Mr Kyaw Moe Tun was not born a rebel. His father worked for a socialist party associated with the army chief who staged Myanmar's first coup in 1962, ushering in nearly a half-century of isolationist military rule.

In 1988, when other students at the University of Yangon joined mass pro-democracy demonstrations, he stayed off the streets of Myanmar's biggest city.

"To be very frank, I did not take part in the protests," Mr Kyaw Moe Tun said. "My parents wanted me at home."

One of his classmates in international relations was Mr Ko Ko Gyi, who would gain fame as a student leader of the 1988 movement. After the military crushed those protests, Mr Ko Ko Gyi spent 17 years in prison.

"I'm surprised and so proud that U Kyaw Moe Tun actively joined the CDM," Mr Ko Ko Gyi said in an interview.

After the bloody suppression of the 1988 protests, universities were forced to close.

Mr Kyaw Moe Tun was a third-year student without a degree or a way to make a decent living. Burma, as the country was then known, may have once been renowned for its polyglot cities, fertile rice paddies and leading universities, but decades of inept army rule had left the country to rot.

Like millions of people from Myanmar, Mr Kyaw Moe Tun escaped overseas as a migrant worker. He assembled refrigerators and spray-painted fluorescent light covers in Malaysia, then joined a ship crew in Singapore.

That first trip abroad, in December 1988, astonished him. Landing at the Bangkok airport, he found the air conditioning sumptuous, the television intoxicating. And there were lights everywhere, a feast of electricity. Yangon perpetually suffered blackouts, darkness descending after sundown; the sticky air was not conditioned.

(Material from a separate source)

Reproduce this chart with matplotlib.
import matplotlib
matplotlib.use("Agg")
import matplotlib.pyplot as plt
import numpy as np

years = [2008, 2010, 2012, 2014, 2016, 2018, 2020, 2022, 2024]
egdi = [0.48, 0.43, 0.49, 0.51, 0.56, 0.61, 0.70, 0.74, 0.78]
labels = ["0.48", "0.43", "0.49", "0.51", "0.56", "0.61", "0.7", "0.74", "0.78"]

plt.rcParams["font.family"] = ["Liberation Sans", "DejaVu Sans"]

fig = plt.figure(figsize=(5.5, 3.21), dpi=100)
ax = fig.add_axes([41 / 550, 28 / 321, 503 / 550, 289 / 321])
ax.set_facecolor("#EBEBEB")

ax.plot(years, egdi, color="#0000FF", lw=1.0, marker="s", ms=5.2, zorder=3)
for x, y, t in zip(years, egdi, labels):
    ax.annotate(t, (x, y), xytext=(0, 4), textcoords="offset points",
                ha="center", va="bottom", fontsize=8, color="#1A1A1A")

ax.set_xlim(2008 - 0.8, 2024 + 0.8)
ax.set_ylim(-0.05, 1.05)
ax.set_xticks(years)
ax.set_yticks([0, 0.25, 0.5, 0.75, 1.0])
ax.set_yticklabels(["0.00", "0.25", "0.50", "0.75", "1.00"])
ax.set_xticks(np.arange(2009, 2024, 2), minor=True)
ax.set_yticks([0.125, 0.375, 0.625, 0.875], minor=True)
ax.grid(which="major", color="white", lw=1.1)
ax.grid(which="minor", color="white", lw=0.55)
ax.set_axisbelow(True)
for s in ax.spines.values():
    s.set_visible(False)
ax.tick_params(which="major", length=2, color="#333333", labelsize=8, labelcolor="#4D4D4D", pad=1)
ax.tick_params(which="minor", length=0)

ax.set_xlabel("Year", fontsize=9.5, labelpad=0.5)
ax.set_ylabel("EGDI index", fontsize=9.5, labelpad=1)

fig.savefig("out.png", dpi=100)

After schools reopened in 1991, Mr Kyaw Moe Tun came home. It was hard, he said, to describe to his parents just how much his homeland lagged behind most of the region. By the turn of the century, financial sanctions, imposed by Western nations on Myanmar for the junta's appalling human rights record, were pulling the country even further behind.

After graduating from college, Mr Kyaw Moe Tun rose steadily in the Ministry of Foreign Affairs, even as some of his former classmates suffered as political prisoners. He served as a third secretary at the embassy in Jakarta, Indonesia's capital, then worked in New York and Singapore.

Staying put

On Feb 27, one day after he urged countries at the 193-member UN General Assembly to use "any means necessary" to reverse the military's coup, Mr Kyaw Moe Tun was fired by Myanmar's military rulers, and accused of high treason.

But he refused to go, and the diplomat who was chosen to replace him quit. The UN itself has declined to recognise Mr Kyaw Moe Tun's dismissal.

For now, at least, he is staying.

"I'm a civil servant, and I take instructions from the government, but the military illegally took state power," Mr Kyaw Moe Tun said. "This is the time to express our true colours, our real desires. It's our duty to Myanmar people."